* [Short problem]: Reproduce the listing below character for character; drop every image.

* [Collected data]:
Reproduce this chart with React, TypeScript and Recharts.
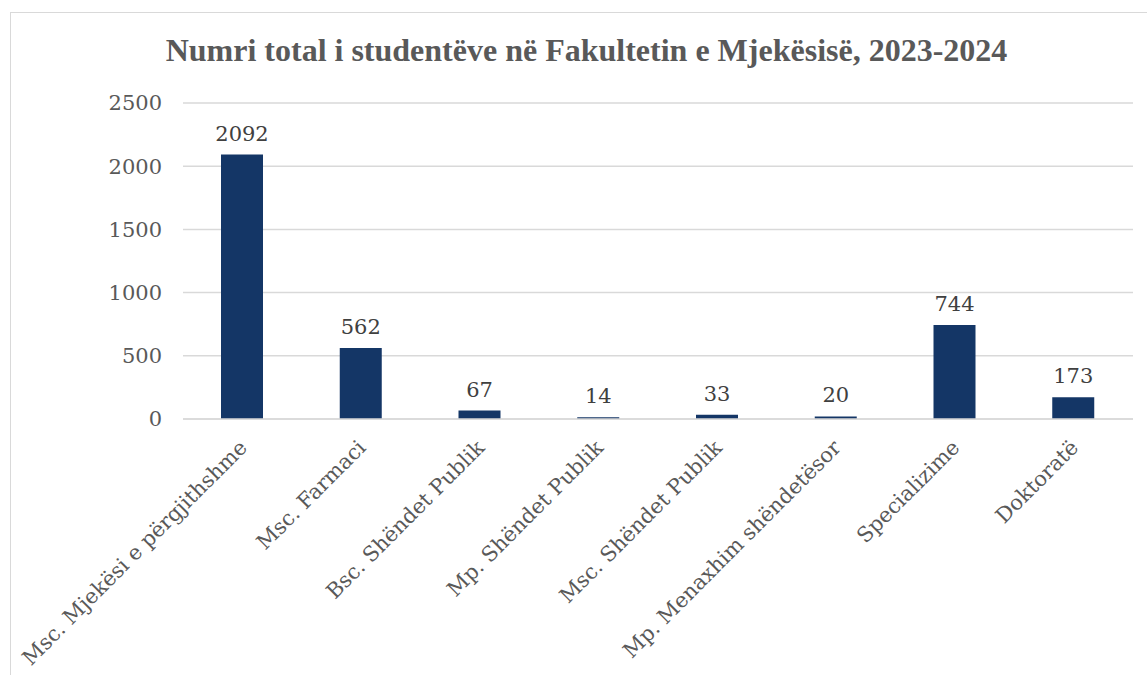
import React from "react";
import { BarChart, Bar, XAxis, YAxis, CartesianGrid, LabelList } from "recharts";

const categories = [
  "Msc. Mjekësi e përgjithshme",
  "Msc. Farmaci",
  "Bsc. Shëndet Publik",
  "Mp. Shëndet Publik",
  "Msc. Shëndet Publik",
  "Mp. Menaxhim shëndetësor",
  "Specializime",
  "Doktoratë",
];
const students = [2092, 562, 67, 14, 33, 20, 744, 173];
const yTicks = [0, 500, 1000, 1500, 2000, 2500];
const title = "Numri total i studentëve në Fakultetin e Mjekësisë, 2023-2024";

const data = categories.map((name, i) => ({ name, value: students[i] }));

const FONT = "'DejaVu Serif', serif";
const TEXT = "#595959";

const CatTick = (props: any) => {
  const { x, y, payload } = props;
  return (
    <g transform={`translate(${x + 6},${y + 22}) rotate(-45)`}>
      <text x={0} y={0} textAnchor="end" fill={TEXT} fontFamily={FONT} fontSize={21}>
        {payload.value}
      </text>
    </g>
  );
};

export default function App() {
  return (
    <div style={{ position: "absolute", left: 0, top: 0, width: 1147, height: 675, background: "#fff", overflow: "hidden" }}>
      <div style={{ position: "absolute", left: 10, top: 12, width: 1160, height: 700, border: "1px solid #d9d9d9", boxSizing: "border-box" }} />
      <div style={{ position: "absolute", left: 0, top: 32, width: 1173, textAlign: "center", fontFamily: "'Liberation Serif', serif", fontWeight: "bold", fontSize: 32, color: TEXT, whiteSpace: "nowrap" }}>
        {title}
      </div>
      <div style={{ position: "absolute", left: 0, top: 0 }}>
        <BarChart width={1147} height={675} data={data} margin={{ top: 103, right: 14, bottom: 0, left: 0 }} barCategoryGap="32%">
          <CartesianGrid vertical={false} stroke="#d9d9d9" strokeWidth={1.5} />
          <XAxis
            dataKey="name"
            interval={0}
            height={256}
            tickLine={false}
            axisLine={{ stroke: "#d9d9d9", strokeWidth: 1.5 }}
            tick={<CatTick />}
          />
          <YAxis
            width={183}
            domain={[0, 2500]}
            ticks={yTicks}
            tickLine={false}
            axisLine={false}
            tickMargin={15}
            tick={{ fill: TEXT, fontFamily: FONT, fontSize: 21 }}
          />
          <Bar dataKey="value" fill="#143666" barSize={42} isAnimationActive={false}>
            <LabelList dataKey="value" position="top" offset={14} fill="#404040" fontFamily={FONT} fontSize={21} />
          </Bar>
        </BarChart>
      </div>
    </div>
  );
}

* [The solution]:
Reproduce this chart with React, TypeScript and Recharts.
import React from "react";
import { BarChart, Bar, XAxis, YAxis, CartesianGrid, LabelList } from "recharts";

const categories = [
  "Msc. Mjekësi e përgjithshme",
  "Msc. Farmaci",
  "Bsc. Shëndet Publik",
  "Mp. Shëndet Publik",
  "Msc. Shëndet Publik",
  "Mp. Menaxhim shëndetësor",
  "Specializime",
  "Doktoratë",
];
const students = [2092, 562, 67, 14, 33, 20, 744, 173];
const yTicks = [0, 500, 1000, 1500, 2000, 2500];
const title = "Numri total i studentëve në Fakultetin e Mjekësisë, 2023-2024";

const data = categories.map((name, i) => ({ name, value: students[i] }));

const FONT = "'DejaVu Serif', serif";
const TEXT = "#595959";

const CatTick = (props: any) => {
  const { x, y, payload } = props;
  return (
    <g transform={`translate(${x + 6},${y + 22}) rotate(-45)`}>
      <text x={0} y={0} textAnchor="end" fill={TEXT} fontFamily={FONT} fontSize={21}>
        {payload.value}
      </text>
    </g>
  );
};

export default function App() {
  return (
    <div style={{ position: "absolute", left: 0, top: 0, width: 1147, height: 675, background: "#fff", overflow: "hidden" }}>
      <div style={{ position: "absolute", left: 10, top: 12, width: 1160, height: 700, border: "1px solid #d9d9d9", boxSizing: "border-box" }} />
      <div style={{ position: "absolute", left: 0, top: 32, width: 1173, textAlign: "center", fontFamily: "'Liberation Serif', serif", fontWeight: "bold", fontSize: 32, color: TEXT, whiteSpace: "nowrap" }}>
        {title}
      </div>
      <div style={{ position: "absolute", left: 0, top: 0 }}>
        <BarChart width={1147} height={675} data={data} margin={{ top: 103, right: 14, bottom: 0, left: 0 }} barCategoryGap="32%">
          <CartesianGrid vertical={false} stroke="#d9d9d9" strokeWidth={1.5} />
          <XAxis
            dataKey="name"
            interval={0}
            height={256}
            tickLine={false}
            axisLine={{ stroke: "#d9d9d9", strokeWidth: 1.5 }}
            tick={<CatTick />}
          />
          <YAxis
            width={183}
            domain={[0, 2500]}
            ticks={yTicks}
            tickLine={false}
            axisLine={false}
            tickMargin={15}
            tick={{ fill: TEXT, fontFamily: FONT, fontSize: 21 }}
          />
          <Bar dataKey="value" fill="#143666" barSize={42} isAnimationActive={false}>
            <LabelList dataKey="value" position="top" offset={14} fill="#404040" fontFamily={FONT} fontSize={21} />
          </Bar>
        </BarChart>
      </div>
    </div>
  );
}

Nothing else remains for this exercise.